### Your task
For each line in the data below that holds "page", return a copy.

### Recorded data

○ ○ ○ ○

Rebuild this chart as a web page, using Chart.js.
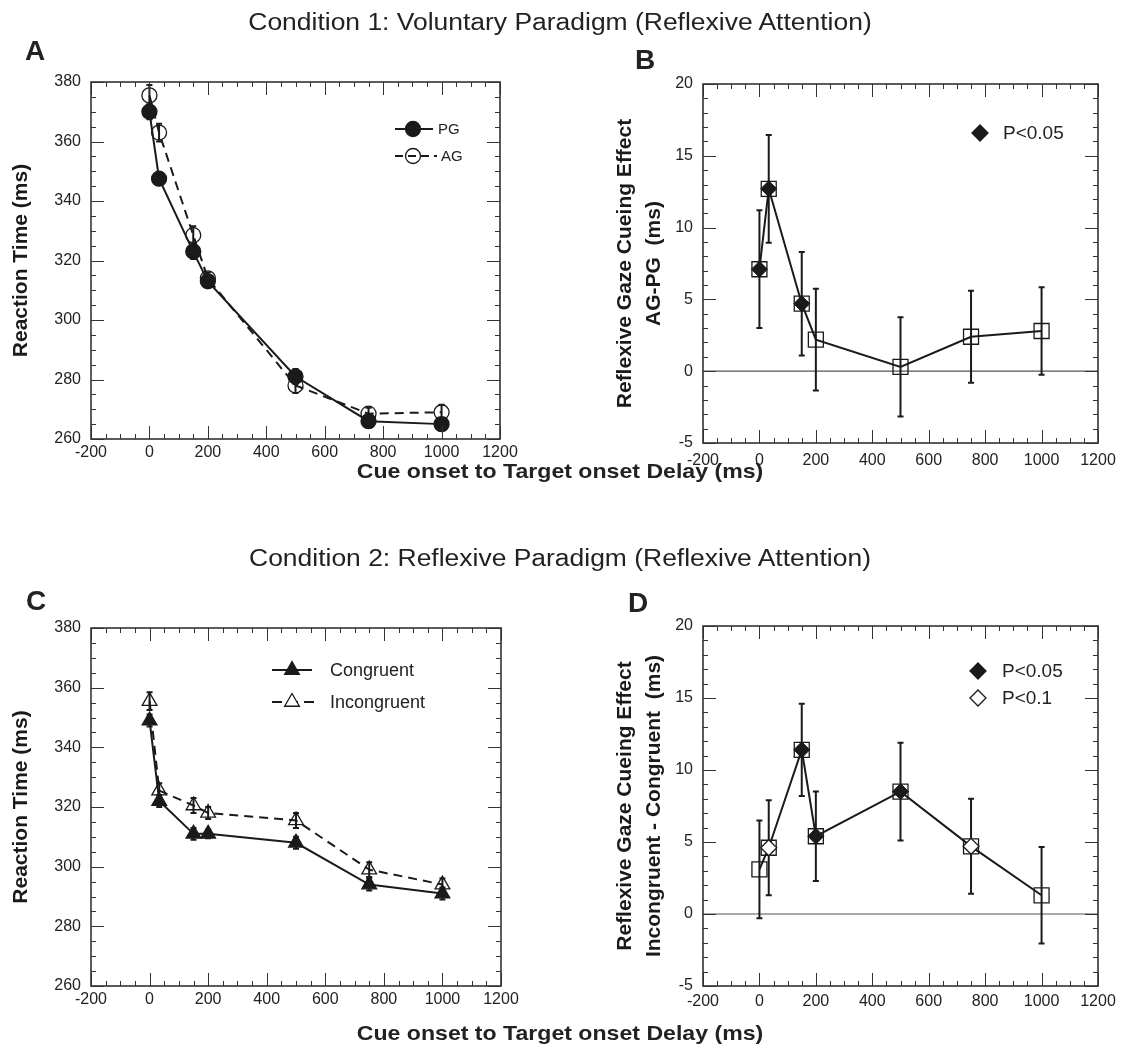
<!DOCTYPE html>
<html>
<head>
<meta charset="utf-8">
<script src="https://cdn.jsdelivr.net/npm/chart.js@4.4.0/dist/chart.umd.min.js"></script>
<style>
  body { margin: 0; background: #fff; }
  #page { position: relative; width: 1137px; height: 1050px; overflow: hidden;
          font-family: "Liberation Sans", Arial, sans-serif; color: #222; }
  #page canvas { position: absolute; left: 0; top: 0; }
  .txt { position: absolute; white-space: nowrap; transform: translate(-50%, -50%); }
  .cond { font-size: 23px; transform: translate(-50%, -50%) scaleX(1.15); }
  .letter { font-size: 28px; font-weight: bold; }
  .xt { font-size: 21px; font-weight: bold; transform: translate(-50%, -50%) scaleX(1.1); }
</style>
</head>
<body>
<div id="page">
  <canvas id="cA" width="1137" height="1050"></canvas>
  <canvas id="cB" width="1137" height="1050"></canvas>
  <canvas id="cC" width="1137" height="1050"></canvas>
  <canvas id="cD" width="1137" height="1050"></canvas>

  <div class="txt cond" style="left:560px;top:22px">Condition 1: Voluntary Paradigm (Reflexive Attention)</div>
  <div class="txt letter" style="left:35px;top:51px">A</div>
  <div class="txt letter" style="left:645px;top:60px">B</div>
  <div class="txt xt" style="left:560px;top:471px">Cue onset to Target onset Delay (ms)</div>

  <div class="txt cond" style="left:560px;top:558px">Condition 2: Reflexive Paradigm (Reflexive Attention)</div>
  <div class="txt letter" style="left:36px;top:601px">C</div>
  <div class="txt letter" style="left:638px;top:603px">D</div>
  <div class="txt xt" style="left:560px;top:1033px">Cue onset to Target onset Delay (ms)</div>
</div>

<script>
// cue-target delays (ms)
const delays = [0, 33, 150, 200, 500, 750, 1000];

// tick labels
const xTickLabels = [-200, 0, 200, 400, 600, 800, 1000, 1200];
const rtTickLabels = [260, 280, 300, 320, 340, 360, 380];
const effTickLabels = [-5, 0, 5, 10, 15, 20];

// A: voluntary paradigm, reaction times
const rtPG = [370, 347.5, 323, 313, 281, 266, 265];
const rtPGErr = [2.5, 1.5, 2.5, 2, 2.5, 1.5, 1.5];
const rtAG = [375.5, 363, 328.5, 314, 278, 268.5, 269];
const rtAGErr = [3.5, 3, 3, 2, 2.5, 2, 2.5];

// B: cueing effect AG-PG
const effB = [7.1, 12.7, 4.7, 2.2, 0.3, 2.4, 2.8];
const effBErr = [4.1, 3.75, 3.6, 3.55, 3.45, 3.2, 3.05];
const sigB05 = [1, 1, 1, 0, 0, 0, 0];

// C: reflexive paradigm, reaction times
const rtCon = [349, 322, 311, 311, 308, 294, 291];
const rtConErr = [2, 2, 2, 1.5, 2, 2, 2];
const rtInc = [355.5, 325.5, 320.5, 318, 315.5, 299, 294];
const rtIncErr = [3, 2.5, 2.5, 2, 2.5, 2.5, 2];

// D: cueing effect incongruent - congruent
const effD = [3.1, 4.6, 11.4, 5.4, 8.5, 4.7, 1.3];
const effDErr = [3.4, 3.3, 3.2, 3.1, 3.4, 3.3, 3.35];
const sigD05 = [0, 0, 1, 1, 1, 0, 0];
const sigD10 = [0, 1, 0, 0, 0, 1, 0];

Chart.defaults.font.family = '"Liberation Sans", Arial, sans-serif';
Chart.defaults.color = '#222';

const INK = '#1a1a1a';
const pts = (ys) => delays.map((d, i) => ({ x: d, y: ys[i] }));
const ptsIf = (ys, flags) => pts(ys).filter((p, i) => flags[i]);

// marker drawing for the hand made legends (same geometry as chart.js)
function marker(ctx, style, x, y, r, fill) {
  ctx.beginPath();
  if (style === 'circle') {
    ctx.arc(x, y, r, 0, Math.PI * 2);
  } else if (style === 'triangle') {
    ctx.moveTo(x, y - r);
    ctx.lineTo(x + Math.sin(Math.PI * 2 / 3) * r, y + r / 2);
    ctx.lineTo(x - Math.sin(Math.PI * 2 / 3) * r, y + r / 2);
  } else if (style === 'rectRot') {
    ctx.moveTo(x - r, y); ctx.lineTo(x, y - r); ctx.lineTo(x + r, y); ctx.lineTo(x, y + r);
  }
  ctx.closePath();
  if (fill) { ctx.fillStyle = fill; ctx.fill(); }
  ctx.strokeStyle = INK;
  ctx.lineWidth = 1.3;
  ctx.stroke();
}

const errBars = {
  id: 'errBars',
  beforeDatasetsDraw(chart, args, opts) {
    const { ctx, chartArea: a, scales: { x, y } } = chart;
    ctx.save();
    if (opts.zero) {
      const py = y.getPixelForValue(0);
      ctx.strokeStyle = '#555';
      ctx.lineWidth = 1.2;
      ctx.beginPath(); ctx.moveTo(a.left, py); ctx.lineTo(a.right, py); ctx.stroke();
    }
    ctx.strokeStyle = INK;
    ctx.lineWidth = 2;
    chart.data.datasets.forEach(ds => {
      if (!ds.errs) return;
      ds.data.forEach((p, i) => {
        const px = x.getPixelForValue(p.x);
        const top = y.getPixelForValue(p.y + ds.errs[i]);
        const bot = y.getPixelForValue(p.y - ds.errs[i]);
        ctx.beginPath();
        ctx.moveTo(px, top); ctx.lineTo(px, bot);
        ctx.moveTo(px - 3, top); ctx.lineTo(px + 3, top);
        ctx.moveTo(px - 3, bot); ctx.lineTo(px + 3, bot);
        ctx.stroke();
      });
    });
    ctx.restore();
  }
};

const frame = {
  id: 'frame',
  afterDraw(chart, args, opts) {
    const { ctx, chartArea: a, scales: { x, y } } = chart;
    ctx.save();
    ctx.strokeStyle = '#333';
    ctx.lineWidth = 1;
    ctx.beginPath();
    for (let v = x.min; v <= x.max + 1e-6; v += opts.xMinor) {
      const px = Math.round(x.getPixelForValue(v)) + 0.5;
      const len = Math.abs(v % opts.xMajor) < 1e-6 ? 13 : 5;
      ctx.moveTo(px, a.bottom); ctx.lineTo(px, a.bottom - len);
      ctx.moveTo(px, a.top); ctx.lineTo(px, a.top + len);
    }
    for (let v = y.min; v <= y.max + 1e-6; v += opts.yMinor) {
      const py = Math.round(y.getPixelForValue(v)) + 0.5;
      const len = Math.abs(v % opts.yMajor) < 1e-6 ? 13 : 5;
      ctx.moveTo(a.left, py); ctx.lineTo(a.left + len, py);
      ctx.moveTo(a.right, py); ctx.lineTo(a.right - len, py);
    }
    ctx.stroke();
    ctx.lineWidth = 1.6;
    ctx.strokeRect(a.left, a.top, a.right - a.left, a.bottom - a.top);

    // legend
    (opts.legend || []).forEach(it => {
      if (it.x1 !== undefined) {
        ctx.strokeStyle = INK;
        ctx.lineWidth = 2;
        ctx.setLineDash(it.dash || []);
        ctx.beginPath(); ctx.moveTo(it.x1, it.y); ctx.lineTo(it.x2, it.y); ctx.stroke();
        ctx.setLineDash([]);
      }
      marker(ctx, it.style, it.mx, it.y, it.r, it.fill);
      ctx.fillStyle = '#222';
      ctx.font = it.font + ' "Liberation Sans", Arial, sans-serif';
      ctx.textAlign = 'left';
      ctx.textBaseline = 'middle';
      ctx.fillText(it.text, it.tx, it.y + 1);
    });
    ctx.restore();
  }
};

function panel(id, p) {
  const yLabels = p.yTicks;
  new Chart(document.getElementById(id), {
    type: 'scatter',
    data: { datasets: p.datasets },
    options: {
      responsive: false,
      animation: false,
      devicePixelRatio: 1,
      layout: {
        padding: { left: p.base, top: p.plot.t, right: 1137 - p.plot.r, bottom: 1050 - p.plot.b - 30 }
      },
      scales: {
        x: {
          type: 'linear',
          min: xTickLabels[0],
          max: xTickLabels[xTickLabels.length - 1],
          grid: { display: false, drawTicks: false },
          border: { display: false },
          afterFit: s => { s.height = 30; },
          ticks: {
            stepSize: xTickLabels[1] - xTickLabels[0],
            font: { size: 16 },
            padding: p.xPad,
            maxRotation: 0,
            autoSkip: false,
            callback: v => String(v)
          }
        },
        y: {
          type: 'linear',
          min: yLabels[0],
          max: yLabels[yLabels.length - 1],
          grid: { display: false, drawTicks: false },
          border: { display: false },
          afterFit: s => { s.width = p.plot.l - p.base; },
          ticks: {
            stepSize: yLabels[1] - yLabels[0],
            font: { size: 16 },
            padding: 10,
            callback: v => String(v)
          },
          title: {
            display: true,
            text: p.yTitle,
            font: { size: 21, weight: 'bold', lineHeight: p.titleLH },
            color: '#1a1a1a',
            padding: { top: p.titlePad, bottom: 0 }
          }
        }
      },
      plugins: {
        legend: { display: false },
        tooltip: { enabled: false },
        errBars: { zero: p.zero },
        frame: {
          xMinor: 50, xMajor: 200,
          yMinor: p.yMinor, yMajor: yLabels[1] - yLabels[0],
          legend: p.legend
        }
      }
    },
    plugins: [errBars, frame]
  });
}

const lineStyle = { showLine: true, borderColor: INK, borderWidth: 2, pointBorderColor: INK, pointBorderWidth: 1.3 };
const clear = 'rgba(255,255,255,0)';

// A
panel('cA', {
  base: 0, plot: { l: 91, t: 82, r: 500, b: 439 }, xPad: 4,
  yTicks: rtTickLabels, yMinor: 5,
  yTitle: 'Reaction Time (ms)', titleLH: 1.2, titlePad: 9,
  datasets: [
    Object.assign({ label: 'PG', data: pts(rtPG), errs: rtPGErr, pointStyle: 'circle',
      pointRadius: 7.5, pointBackgroundColor: INK }, lineStyle),
    Object.assign({ label: 'AG', data: pts(rtAG), errs: rtAGErr, pointStyle: 'circle',
      pointRadius: 7.5, pointBackgroundColor: clear, borderDash: [9, 6] }, lineStyle)
  ],
  legend: [
    { x1: 395, x2: 433, y: 129, style: 'circle', mx: 413, r: 7.5, fill: INK, text: 'PG', tx: 438, font: '15px' },
    { x1: 395, x2: 437, y: 156, dash: [8, 5], style: 'circle', mx: 413, r: 7.5, fill: null, text: 'AG', tx: 441, font: '15px' }
  ]
});

// B
panel('cB', {
  base: 580, plot: { l: 703, t: 84, r: 1098, b: 443 }, xPad: 8,
  yTicks: effTickLabels, yMinor: 1, zero: true,
  yTitle: ['Reflexive Gaze Cueing Effect', 'AG-PG  (ms)'], titleLH: 1.38, titlePad: 31,
  datasets: [
    { label: 'P<0.05', data: ptsIf(effB, sigB05), pointStyle: 'rectRot', pointRadius: 8,
      pointBackgroundColor: INK, pointBorderColor: INK, showLine: false },
    Object.assign({ label: 'AG-PG', data: pts(effB), errs: effBErr, pointStyle: 'rect',
      pointRadius: 10.6, pointBackgroundColor: clear }, lineStyle)
  ],
  legend: [
    { y: 133, style: 'rectRot', mx: 980, r: 8, fill: INK, text: 'P<0.05', tx: 1003, font: '19px' }
  ]
});

// C
panel('cC', {
  base: 0, plot: { l: 91, t: 628, r: 501, b: 986 }, xPad: 4,
  yTicks: rtTickLabels, yMinor: 5,
  yTitle: 'Reaction Time (ms)', titleLH: 1.2, titlePad: 9,
  datasets: [
    Object.assign({ label: 'Congruent', data: pts(rtCon), errs: rtConErr, pointStyle: 'triangle',
      pointRadius: 8.5, pointBackgroundColor: INK }, lineStyle),
    Object.assign({ label: 'Incongruent', data: pts(rtInc), errs: rtIncErr, pointStyle: 'triangle',
      pointRadius: 8.5, pointBackgroundColor: clear, borderDash: [9, 6] }, lineStyle)
  ],
  legend: [
    { x1: 272, x2: 312, y: 670, style: 'triangle', mx: 292, r: 8.5, fill: INK, text: 'Congruent', tx: 330, font: '18px' },
    { x1: 272, x2: 314, y: 702, dash: [10, 6], style: 'triangle', mx: 292, r: 8.5, fill: '#fff', text: 'Incongruent', tx: 330, font: '18px' }
  ]
});

// D
panel('cD', {
  base: 580, plot: { l: 703, t: 626, r: 1098, b: 986 }, xPad: 6,
  yTicks: effTickLabels, yMinor: 1, zero: true,
  yTitle: ['Reflexive Gaze Cueing Effect', 'Incongruent - Congruent  (ms)'], titleLH: 1.38, titlePad: 31,
  datasets: [
    { label: 'P<0.05', data: ptsIf(effD, sigD05), pointStyle: 'rectRot', pointRadius: 8,
      pointBackgroundColor: INK, pointBorderColor: INK, showLine: false },
    { label: 'P<0.1', data: ptsIf(effD, sigD10), pointStyle: 'rectRot', pointRadius: 8,
      pointBackgroundColor: '#fff', pointBorderColor: INK, pointBorderWidth: 1.3, showLine: false },
    Object.assign({ label: 'Incongruent-Congruent', data: pts(effD), errs: effDErr, pointStyle: 'rect',
      pointRadius: 10.6, pointBackgroundColor: clear }, lineStyle)
  ],
  legend: [
    { y: 671, style: 'rectRot', mx: 978, r: 8, fill: INK, text: 'P<0.05', tx: 1002, font: '19px' },
    { y: 698, style: 'rectRot', mx: 978, r: 8, fill: '#fff', text: 'P<0.1', tx: 1002, font: '19px' }
  ]
});
</script>
</body>
</html>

○ ○ ○ ○

### Answer for this exercise
Rebuild this chart as a web page, using Chart.js.
  #page { position: relative; width: 1137px; height: 1050px; overflow: hidden;
  #page canvas { position: absolute; left: 0; top: 0; }
<div id="page">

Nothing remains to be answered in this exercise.